Pendant 10 mois, j’ai ressenti un feu d’artifice émotionnel. Avant d’être intervenante, je n’aurais jamais envisagé ce que cela représentait. Quotidiennement, tu fais face à des émotions extrêmement intenses et diverses : de la bienveillance pure à la colère, de la peur au stress post-traumatique, de la tristesse à t’en déchirer le cœur à la joie du moment. Et ça, parfois en un laps de temps très court. Il faut pouvoir s’adapter rapidement et être en mesure de les recevoir sans les laisser vous impacter, ce qui peut s’avérer être compliqué. 

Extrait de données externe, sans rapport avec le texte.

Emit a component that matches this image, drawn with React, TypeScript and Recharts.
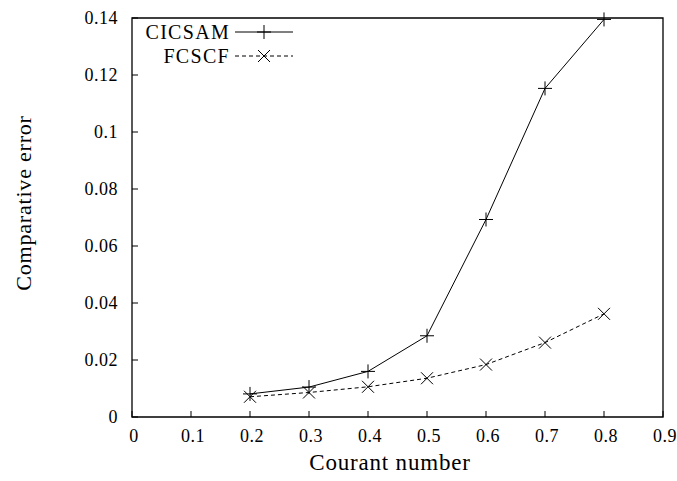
import React from 'react';
import { LineChart, Line, XAxis, YAxis, Legend, ReferenceArea } from 'recharts';

const courant = [0.2, 0.3, 0.4, 0.5, 0.6, 0.7, 0.8];
const cicsam = [0.0081, 0.0105, 0.016, 0.0285, 0.0693, 0.1153, 0.1395];
const fcscf = [0.0071, 0.0086, 0.0106, 0.0136, 0.0184, 0.0261, 0.0362];
const xTicks = [0, 0.1, 0.2, 0.3, 0.4, 0.5, 0.6, 0.7, 0.8, 0.9];
const yTicks = [0, 0.02, 0.04, 0.06, 0.08, 0.1, 0.12, 0.14];
const seriesNames = ['CICSAM', 'FCSCF'];

const data = courant.map((c, i) => ({ x: c, cicsam: cicsam[i], fcscf: fcscf[i] }));

const FONT = '"Liberation Serif", "DejaVu Serif", serif';
const TICK_LEN = 6;

const fmtX = (v: number) => (v === 0 ? '0' : v.toFixed(1));
const fmtY = (v: number) => (v === 0 ? '0' : String(Number(v.toFixed(2))));

const BottomTick = (p: any) => (
  <g>
    <line x1={p.x} y1={p.y} x2={p.x} y2={p.y - TICK_LEN} stroke="#000" strokeWidth={1} />
    <text x={p.x + 2} y={p.y + 25} textAnchor="middle" fontSize={18} letterSpacing={0.5} fontFamily={FONT} fill="#000">
      {fmtX(p.payload.value)}
    </text>
  </g>
);
const TopTick = (p: any) => (
  <line x1={p.x} y1={p.y} x2={p.x} y2={p.y + TICK_LEN} stroke="#000" strokeWidth={1} />
);
const LeftTick = (p: any) => (
  <g>
    <line x1={p.x} y1={p.y} x2={p.x + TICK_LEN} y2={p.y} stroke="#000" strokeWidth={1} />
    <text x={p.x - 14} y={p.y + 6} textAnchor="end" fontSize={18} letterSpacing={0.5} fontFamily={FONT} fill="#000">
      {fmtY(p.payload.value)}
    </text>
  </g>
);
const RightTick = (p: any) => (
  <line x1={p.x} y1={p.y} x2={p.x - TICK_LEN} y2={p.y} stroke="#000" strokeWidth={1} />
);

const PlusDot = (p: any) => {
  const { cx, cy } = p;
  if (cx == null || cy == null) return null;
  const s = 7;
  return (
    <g>
      <line x1={cx - s} y1={cy} x2={cx + s} y2={cy} stroke="#000" strokeWidth={1} />
      <line x1={cx} y1={cy - s} x2={cx} y2={cy + s} stroke="#000" strokeWidth={1} />
    </g>
  );
};
const CrossDot = (p: any) => {
  const { cx, cy } = p;
  if (cx == null || cy == null) return null;
  const s = 6;
  return (
    <g>
      <line x1={cx - s} y1={cy - s} x2={cx + s} y2={cy + s} stroke="#000" strokeWidth={1} />
      <line x1={cx - s} y1={cy + s} x2={cx + s} y2={cy - s} stroke="#000" strokeWidth={1} />
    </g>
  );
};

const LegendContent = () => (
  <svg width={180} height={50} style={{ display: 'block', overflow: 'visible' }}>
    <text x={100} y={19} textAnchor="end" fontSize={20} letterSpacing={1.3} fontFamily={FONT} fill="#000">{seriesNames[0]}</text>
    <line x1={105} y1={12} x2={163} y2={12} stroke="#000" strokeWidth={1} />
    <PlusDot cx={134} cy={12} />
    <text x={100} y={43} textAnchor="end" fontSize={20} letterSpacing={1.3} fontFamily={FONT} fill="#000">{seriesNames[1]}</text>
    <line x1={105} y1={36} x2={163} y2={36} stroke="#000" strokeWidth={1} strokeDasharray="4 3" />
    <CrossDot cx={134} cy={36} />
  </svg>
);

export default function App() {
  return (
    <div style={{ position: 'absolute', left: 0, top: 0, width: 677, height: 481, background: '#fff' }}>
      <LineChart
        width={677}
        height={481}
        data={data}
        margin={{ top: 18, right: 14, bottom: 0, left: 0 }}
        style={{ fontFamily: FONT }}
      >
        <XAxis
          xAxisId="b"
          dataKey="x"
          type="number"
          domain={[0, 0.9]}
          ticks={xTicks}
          tickSize={0}
          tickMargin={0}
          tickLine={false}
          axisLine={false}
          height={64}
          tick={<BottomTick />}
          label={{
            content: () => (
              <text x={390} y={470} textAnchor="middle" fontSize={23} letterSpacing={0.8} fontFamily={FONT} fill="#000">Courant number</text>
            ),
          }}
        />
        <XAxis
          xAxisId="t"
          orientation="top"
          dataKey="x"
          type="number"
          domain={[0, 0.9]}
          ticks={xTicks}
          tickSize={0}
          tickMargin={0}
          tickLine={false}
          axisLine={false}
          height={0}
          tick={<TopTick />}
        />
        <YAxis
          yAxisId="l"
          type="number"
          domain={[0, 0.14]}
          ticks={yTicks}
          tickSize={0}
          tickMargin={0}
          tickLine={false}
          axisLine={false}
          width={132}
          tick={<LeftTick />}
          label={{
            content: () => (
              <text x={31} y={203} transform="rotate(-90 31 203)" textAnchor="middle" fontSize={22} letterSpacing={0.8} fontFamily={FONT} fill="#000">Comparative error</text>
            ),
          }}
        />
        <YAxis
          yAxisId="r"
          orientation="right"
          type="number"
          domain={[0, 0.14]}
          ticks={yTicks}
          tickSize={0}
          tickMargin={0}
          tickLine={false}
          axisLine={false}
          width={0}
          tick={<RightTick />}
        />
        <ReferenceArea xAxisId="b" yAxisId="l" x1={0} x2={0.9} y1={0} y2={0.14} fill="none" stroke="#000" strokeWidth={1.3} ifOverflow="visible" />
        <Legend
          layout="vertical"
          align="center"
          verticalAlign="middle"
          wrapperStyle={{ left: 130, top: 20, width: 180, height: 50 }}
          content={<LegendContent />}
        />
        <Line
          xAxisId="b"
          yAxisId="l"
          dataKey="cicsam"
          name={seriesNames[0]}
          stroke="#000"
          strokeWidth={1}
          dot={<PlusDot />}
          activeDot={false}
          isAnimationActive={false}
        />
        <Line
          xAxisId="b"
          yAxisId="l"
          dataKey="fcscf"
          name={seriesNames[1]}
          stroke="#000"
          strokeWidth={1}
          strokeDasharray="4 3"
          dot={<CrossDot />}
          activeDot={false}
          isAnimationActive={false}
        />
      </LineChart>
    </div>
  );
}
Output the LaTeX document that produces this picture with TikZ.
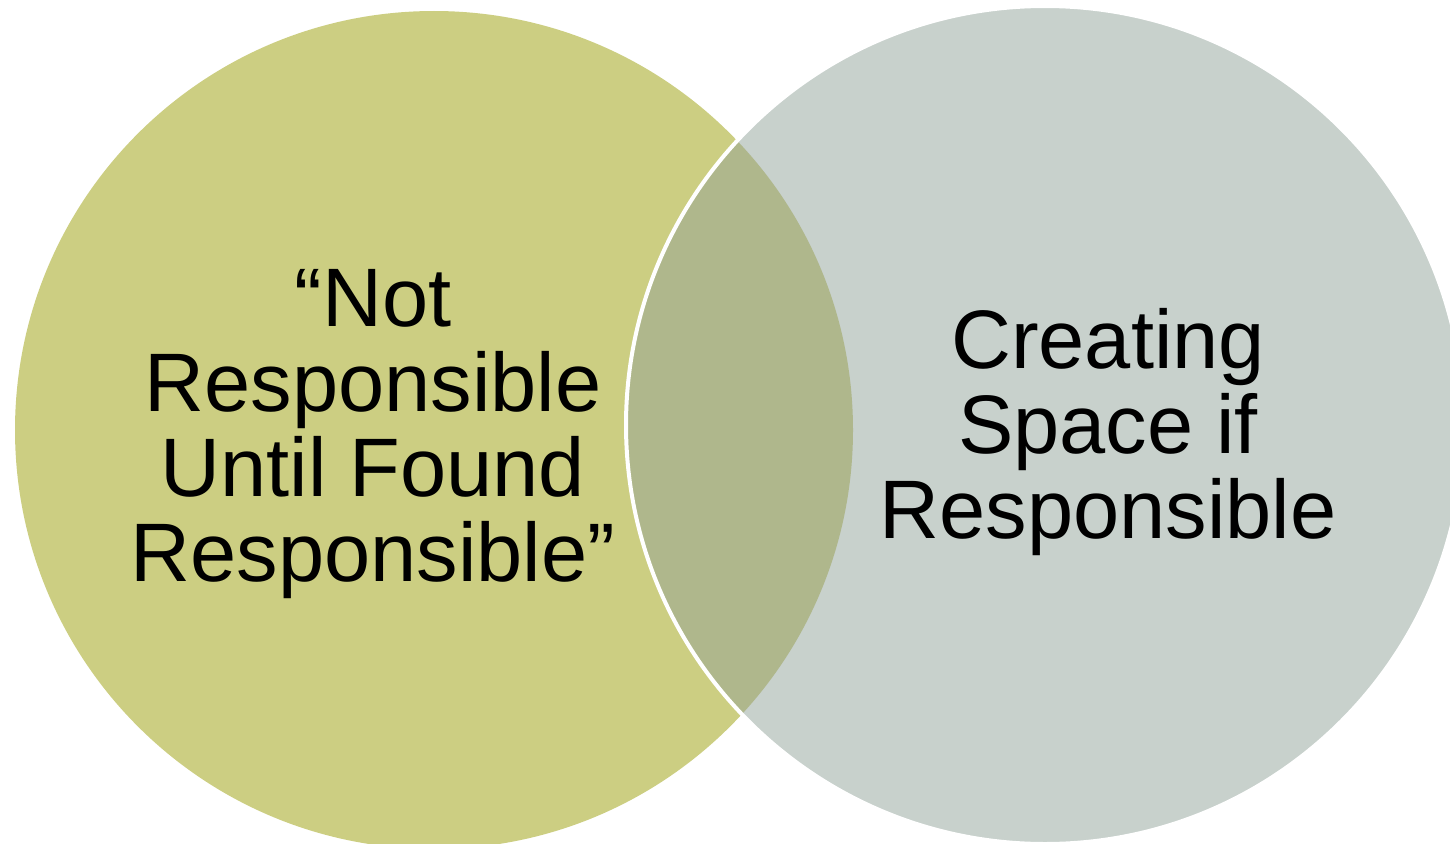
\documentclass[tikz,border=0pt]{standalone}
\usepackage{fontspec}
\setmainfont{Liberation Sans}
\definecolor{leftgreen}{RGB}{204,206,130}
\definecolor{rightgrey}{RGB}{200,209,204}
\definecolor{overlapgreen}{RGB}{175,183,140}
\tikzset{
  vennlabel/.style={font=\fontsize{83}{85}\selectfont,align=center,inner sep=0pt}
}
\begin{document}
\begin{tikzpicture}[x=1pt,y=-1pt]
  \useasboundingbox (0,0) rectangle (1450,843);

  % Circles
  \fill[leftgreen] (434,430) circle (419pt);
  \fill[rightgrey] (1045,425) circle (419pt);
  \begin{scope}
    \clip (434,430) circle (419pt);
    \fill[overlapgreen] (1045,425) circle (419pt);
  \end{scope}
  \draw[white,line width=4pt] (1045,425) circle (419pt);

  % Labels
  \node[vennlabel] (notresp) at (373,434) {“Not\\Responsible\\Until Found\\Responsible”};
  \node[vennlabel] (creating) at (1108,432) {Creating\\Space if\\Responsible};
\end{tikzpicture}
\end{document}
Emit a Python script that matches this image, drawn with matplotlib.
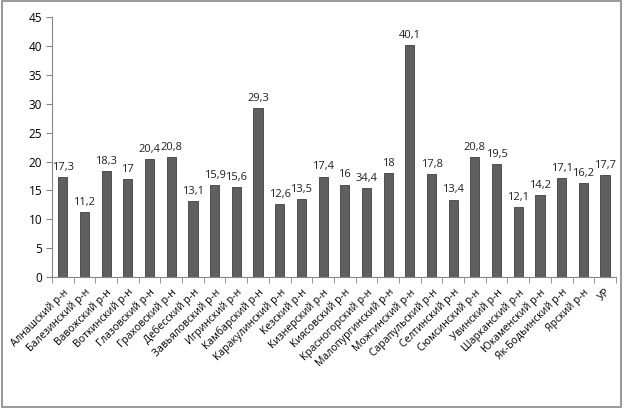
import numpy as np
import matplotlib
matplotlib.use('Agg')
import matplotlib.pyplot as plt
import matplotlib.transforms as mtransforms
from matplotlib.patches import Rectangle

plt.rcParams['font.family'] = ['Open Sans', 'DejaVu Sans']

districts = ['Алнашский р-н', 'Балезинский р-н', 'Вавожский р-н', 'Воткинский р-н',
             'Глазовский р-н', 'Граховский р-н', 'Дебесский р-н', 'Завьяловский р-н',
             'Игринский р-н', 'Камбарский р-н', 'Каракулинский р-н', 'Кезский р-н',
             'Кизнерский р-н', 'Киясовский р-н', 'Красногорский р-н', 'Малопургинский р-н',
             'Можгинский р-н', 'Сарапульский р-н', 'Селтинский р-н', 'Сюмсинский р-н',
             'Увинский р-н', 'Шарканский р-н', 'Юкаменский р-н', 'Як-Бодьинский р-н',
             'Ярский р-н', 'УР']
values = [17.3, 11.2, 18.3, 17, 20.4, 20.8, 13.1, 15.9, 15.6, 29.3, 12.6, 13.5,
          17.4, 16, 15.4, 18, 40.1, 17.8, 13.4, 20.8, 19.5, 12.1, 14.2, 17.1, 16.2, 17.7]
# labels as printed on the chart (Красногорский bar is labelled 34,4)
labels = ['17,3', '11,2', '18,3', '17', '20,4', '20,8', '13,1', '15,9', '15,6', '29,3',
          '12,6', '13,5', '17,4', '16', '34,4', '18', '40,1', '17,8', '13,4', '20,8',
          '19,5', '12,1', '14,2', '17,1', '16,2', '17,7']

fig = plt.figure(figsize=(6.24, 4.09), dpi=100)
ax = fig.add_axes([0.0833, 0.3227, 0.9037, 0.6353])

pos = np.arange(len(values))
bars = ax.bar(pos, values, width=0.42, color='#5f5f5f', edgecolor='#3f3f3f', linewidth=0.6)

for b, lab in zip(bars, labels):
    ax.annotate(lab, (b.get_x() + b.get_width() / 2, b.get_height()),
                xytext=(0, 3), textcoords='offset points',
                ha='center', va='bottom', fontsize=8, color='#202020')

ax.set_xlim(-0.5, len(values) - 0.5)
ax.set_ylim(0, 45)
ax.set_yticks(range(0, 46, 5))
ax.set_xticks(pos)
ax.set_xticklabels(districts, rotation=45, ha='right', rotation_mode='anchor', fontsize=7.5)
shift = mtransforms.ScaledTranslation(4 / 100, 2 / 100, fig.dpi_scale_trans)
for t in ax.get_xticklabels():
    t.set_transform(t.get_transform() + shift)
ax.set_xticks(np.arange(-0.5, len(values), 1), minor=True)
ax.tick_params(axis='x', which='major', length=0, pad=7)
ax.tick_params(axis='x', which='minor', length=4, color='#868686', direction='out')
ax.tick_params(axis='y', length=4, color='#868686', labelsize=8.5, pad=3)

for s in ['top', 'right']:
    ax.spines[s].set_visible(False)
for s in ['left', 'bottom']:
    ax.spines[s].set_color('#868686')
    ax.spines[s].set_linewidth(0.8)

fig.patches.append(Rectangle((0.003, 0.004), 0.992, 0.993, transform=fig.transFigure,
                             fill=False, edgecolor='#868686', linewidth=1.2))

fig.savefig('out.png', dpi=100)
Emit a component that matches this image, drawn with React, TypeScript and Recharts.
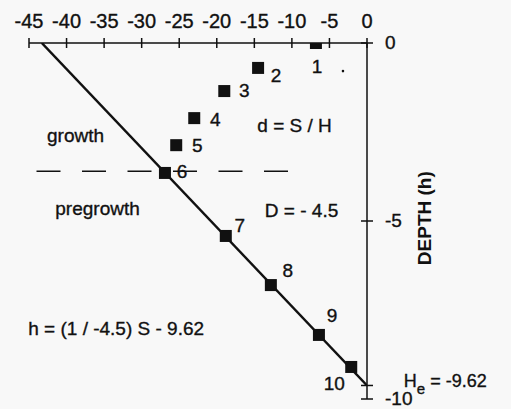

C’est toujours l’éternel dilemme de la proximité affective et de la distance émotionnelle (Aymon M. 2020). Comment gérer toutes les émotions, les siennes et celles des autres, en tant qu’intervenante ? Comment maintenir la balance entre la “bonne distance” professionnelle et la posture de proximité de l’aidant ? Jusqu’où le dévoilement du soi peut-il aller ?

Il est arrivé une fois où une personne est rentrée dans une colère noire, à m’insulter et à me piquer là où ça faisait mal. Sauf que malheureusement, dans le feu de l’action, j’ai pris sa colère comme mienne et je suis devenue furieuse à mon tour. L’émotion a pris le dessus sur ma pensée. J’ai beaucoup appris de ce moment. Grâce à un retour à la fin du shift avec mon équipe et ma superviseuse, on a pu analyser la situation et mettre les mots sur ce qui s’était passé. Cela permet de prendre du recul et de faire une introspection sur son comportement : identifier son émotion, la comprendre et la réguler (non pas l’annihiler !). C’est nécessaire pour ce genre de métier : il faut être en phase avec soi-même pour pouvoir aider les autres.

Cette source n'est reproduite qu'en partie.